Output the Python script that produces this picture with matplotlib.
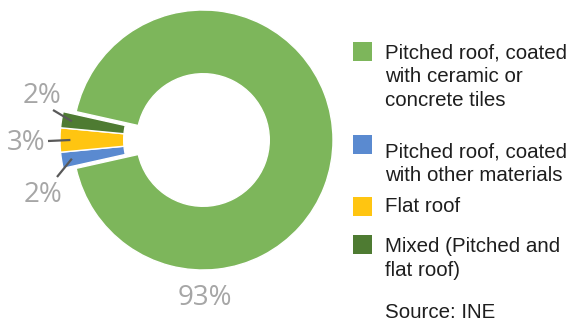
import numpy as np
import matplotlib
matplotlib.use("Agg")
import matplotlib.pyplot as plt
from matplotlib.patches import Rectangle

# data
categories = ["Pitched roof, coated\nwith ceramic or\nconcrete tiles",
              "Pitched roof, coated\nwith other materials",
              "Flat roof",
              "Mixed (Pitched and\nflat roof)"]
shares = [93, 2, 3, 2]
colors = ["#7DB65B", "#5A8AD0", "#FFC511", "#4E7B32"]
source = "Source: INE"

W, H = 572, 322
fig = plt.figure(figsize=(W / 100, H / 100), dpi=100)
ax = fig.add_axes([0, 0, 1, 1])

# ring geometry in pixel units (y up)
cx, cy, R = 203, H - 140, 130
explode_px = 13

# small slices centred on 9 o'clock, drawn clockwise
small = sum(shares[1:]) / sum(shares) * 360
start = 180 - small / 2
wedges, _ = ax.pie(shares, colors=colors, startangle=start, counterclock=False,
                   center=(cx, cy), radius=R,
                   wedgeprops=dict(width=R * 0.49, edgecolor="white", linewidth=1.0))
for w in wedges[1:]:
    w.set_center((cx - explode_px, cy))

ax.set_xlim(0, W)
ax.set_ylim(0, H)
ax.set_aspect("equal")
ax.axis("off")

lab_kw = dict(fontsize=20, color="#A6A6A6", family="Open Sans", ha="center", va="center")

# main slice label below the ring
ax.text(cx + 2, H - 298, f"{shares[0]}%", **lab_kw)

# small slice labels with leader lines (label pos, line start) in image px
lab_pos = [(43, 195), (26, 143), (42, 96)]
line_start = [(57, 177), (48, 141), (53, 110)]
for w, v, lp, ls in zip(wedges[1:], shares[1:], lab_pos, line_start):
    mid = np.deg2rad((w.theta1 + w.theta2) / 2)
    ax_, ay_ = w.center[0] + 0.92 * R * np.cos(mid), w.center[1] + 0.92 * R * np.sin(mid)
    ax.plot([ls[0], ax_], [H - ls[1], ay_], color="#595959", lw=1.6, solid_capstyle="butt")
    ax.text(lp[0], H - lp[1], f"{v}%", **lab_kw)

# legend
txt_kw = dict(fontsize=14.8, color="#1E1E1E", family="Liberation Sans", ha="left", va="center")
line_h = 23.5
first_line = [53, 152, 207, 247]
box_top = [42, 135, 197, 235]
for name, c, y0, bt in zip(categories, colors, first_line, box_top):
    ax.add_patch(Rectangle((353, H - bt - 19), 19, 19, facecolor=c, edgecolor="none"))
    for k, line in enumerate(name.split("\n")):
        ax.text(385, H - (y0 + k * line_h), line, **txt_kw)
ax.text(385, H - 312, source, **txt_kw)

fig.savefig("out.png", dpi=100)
■ ■ ■ ■ ■
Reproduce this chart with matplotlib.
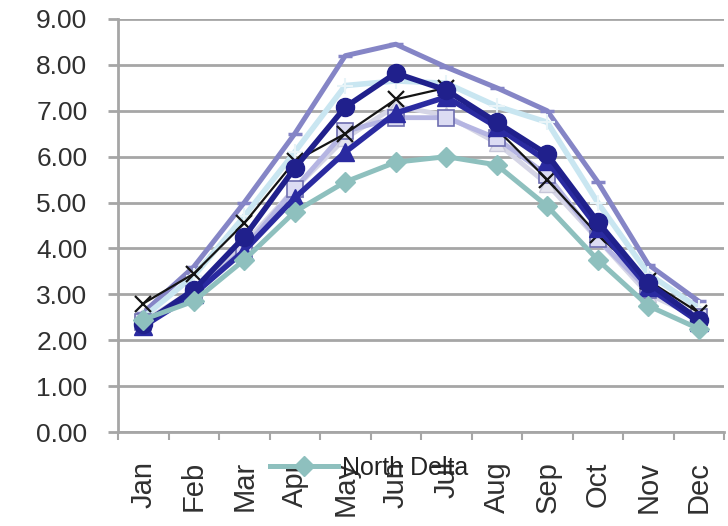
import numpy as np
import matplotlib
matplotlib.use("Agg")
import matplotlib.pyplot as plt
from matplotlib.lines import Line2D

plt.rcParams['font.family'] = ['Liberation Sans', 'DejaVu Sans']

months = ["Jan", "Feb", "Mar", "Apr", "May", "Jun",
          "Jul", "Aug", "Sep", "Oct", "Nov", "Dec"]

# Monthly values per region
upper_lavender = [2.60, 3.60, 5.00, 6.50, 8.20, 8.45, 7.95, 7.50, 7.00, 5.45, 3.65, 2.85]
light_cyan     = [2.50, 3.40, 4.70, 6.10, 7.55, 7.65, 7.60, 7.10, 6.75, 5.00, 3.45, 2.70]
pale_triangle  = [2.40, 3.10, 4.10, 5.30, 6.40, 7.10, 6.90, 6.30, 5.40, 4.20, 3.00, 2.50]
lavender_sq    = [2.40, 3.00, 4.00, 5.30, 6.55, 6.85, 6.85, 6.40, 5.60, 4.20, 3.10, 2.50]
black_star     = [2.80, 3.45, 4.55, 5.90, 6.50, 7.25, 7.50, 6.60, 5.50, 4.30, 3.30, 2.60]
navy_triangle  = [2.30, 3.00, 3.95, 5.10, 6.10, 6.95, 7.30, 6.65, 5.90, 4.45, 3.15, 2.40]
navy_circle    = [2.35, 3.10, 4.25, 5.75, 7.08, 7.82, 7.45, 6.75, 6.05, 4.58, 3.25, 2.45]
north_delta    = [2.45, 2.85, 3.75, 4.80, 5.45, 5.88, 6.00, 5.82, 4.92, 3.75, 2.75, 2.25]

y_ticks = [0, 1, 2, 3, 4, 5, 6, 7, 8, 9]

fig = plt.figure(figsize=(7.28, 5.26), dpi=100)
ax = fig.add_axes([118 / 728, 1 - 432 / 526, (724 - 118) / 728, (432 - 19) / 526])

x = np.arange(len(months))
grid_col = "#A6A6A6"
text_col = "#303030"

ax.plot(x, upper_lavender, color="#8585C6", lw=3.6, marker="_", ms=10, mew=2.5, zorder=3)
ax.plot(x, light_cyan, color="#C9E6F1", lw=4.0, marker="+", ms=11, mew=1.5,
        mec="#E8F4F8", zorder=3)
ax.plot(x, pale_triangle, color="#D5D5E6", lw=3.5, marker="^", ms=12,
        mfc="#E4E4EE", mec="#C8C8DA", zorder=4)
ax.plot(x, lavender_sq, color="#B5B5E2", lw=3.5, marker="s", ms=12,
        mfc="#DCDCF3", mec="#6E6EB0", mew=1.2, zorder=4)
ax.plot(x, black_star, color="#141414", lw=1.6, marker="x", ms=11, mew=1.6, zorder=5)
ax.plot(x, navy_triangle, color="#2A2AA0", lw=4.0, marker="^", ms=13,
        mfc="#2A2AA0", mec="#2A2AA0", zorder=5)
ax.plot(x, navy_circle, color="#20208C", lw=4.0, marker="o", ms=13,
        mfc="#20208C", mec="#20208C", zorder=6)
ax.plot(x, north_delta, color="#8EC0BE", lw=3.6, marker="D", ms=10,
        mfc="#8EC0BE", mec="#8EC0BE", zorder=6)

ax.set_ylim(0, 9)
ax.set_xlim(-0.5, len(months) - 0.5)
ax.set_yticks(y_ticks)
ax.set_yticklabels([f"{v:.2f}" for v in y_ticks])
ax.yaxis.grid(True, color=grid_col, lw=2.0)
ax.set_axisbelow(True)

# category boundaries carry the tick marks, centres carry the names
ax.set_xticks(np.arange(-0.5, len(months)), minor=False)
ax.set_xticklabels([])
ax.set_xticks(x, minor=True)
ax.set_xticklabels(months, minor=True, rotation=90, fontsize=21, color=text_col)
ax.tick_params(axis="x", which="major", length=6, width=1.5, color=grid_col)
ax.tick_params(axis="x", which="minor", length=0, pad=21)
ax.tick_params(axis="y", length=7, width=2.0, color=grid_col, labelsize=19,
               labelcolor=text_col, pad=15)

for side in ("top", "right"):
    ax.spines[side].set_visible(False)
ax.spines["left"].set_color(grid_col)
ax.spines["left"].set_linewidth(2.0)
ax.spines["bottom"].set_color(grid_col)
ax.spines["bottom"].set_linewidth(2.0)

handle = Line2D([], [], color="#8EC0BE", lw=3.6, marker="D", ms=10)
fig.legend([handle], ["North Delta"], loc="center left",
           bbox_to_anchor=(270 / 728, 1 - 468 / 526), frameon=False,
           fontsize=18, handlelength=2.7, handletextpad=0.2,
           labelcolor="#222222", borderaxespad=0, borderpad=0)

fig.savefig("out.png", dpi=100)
■ ■ ■ ■ ■
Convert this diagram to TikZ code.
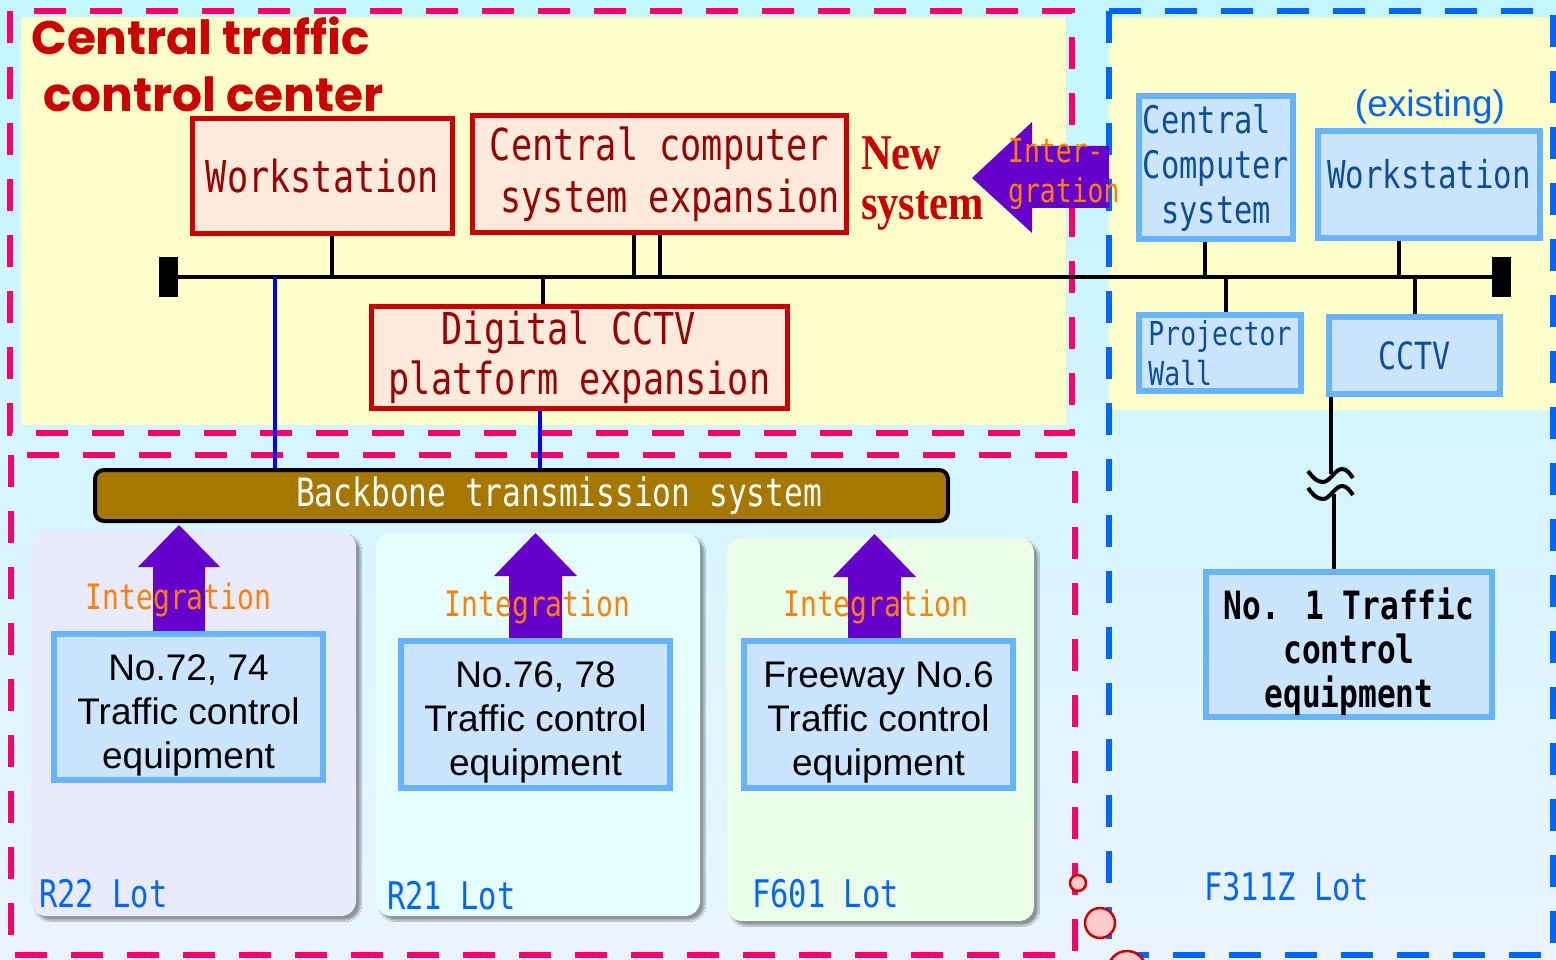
■ ■ ■ ■ ■
● **PROBLEM TO WORK ON**
Omit all pictures, and reproduce exactly the lines from the one holding "Output the Python" through the one holding "ax.text(cx + 2, H", both included.

● **RESULT BELOW**
Output the Python script that produces this picture with matplotlib.
import numpy as np
import matplotlib
matplotlib.use("Agg")
import matplotlib.pyplot as plt
from matplotlib.patches import Rectangle

# data
categories = ["Pitched roof, coated\nwith ceramic or\nconcrete tiles",
              "Pitched roof, coated\nwith other materials",
              "Flat roof",
              "Mixed (Pitched and\nflat roof)"]
shares = [93, 2, 3, 2]
colors = ["#7DB65B", "#5A8AD0", "#FFC511", "#4E7B32"]
source = "Source: INE"

W, H = 572, 322
fig = plt.figure(figsize=(W / 100, H / 100), dpi=100)
ax = fig.add_axes([0, 0, 1, 1])

# ring geometry in pixel units (y up)
cx, cy, R = 203, H - 140, 130
explode_px = 13

# small slices centred on 9 o'clock, drawn clockwise
small = sum(shares[1:]) / sum(shares) * 360
start = 180 - small / 2
wedges, _ = ax.pie(shares, colors=colors, startangle=start, counterclock=False,
                   center=(cx, cy), radius=R,
                   wedgeprops=dict(width=R * 0.49, edgecolor="white", linewidth=1.0))
for w in wedges[1:]:
    w.set_center((cx - explode_px, cy))

ax.set_xlim(0, W)
ax.set_ylim(0, H)
ax.set_aspect("equal")
ax.axis("off")

lab_kw = dict(fontsize=20, color="#A6A6A6", family="Open Sans", ha="center", va="center")

# main slice label below the ring
ax.text(cx + 2, H - 298, f"{shares[0]}%", **lab_kw)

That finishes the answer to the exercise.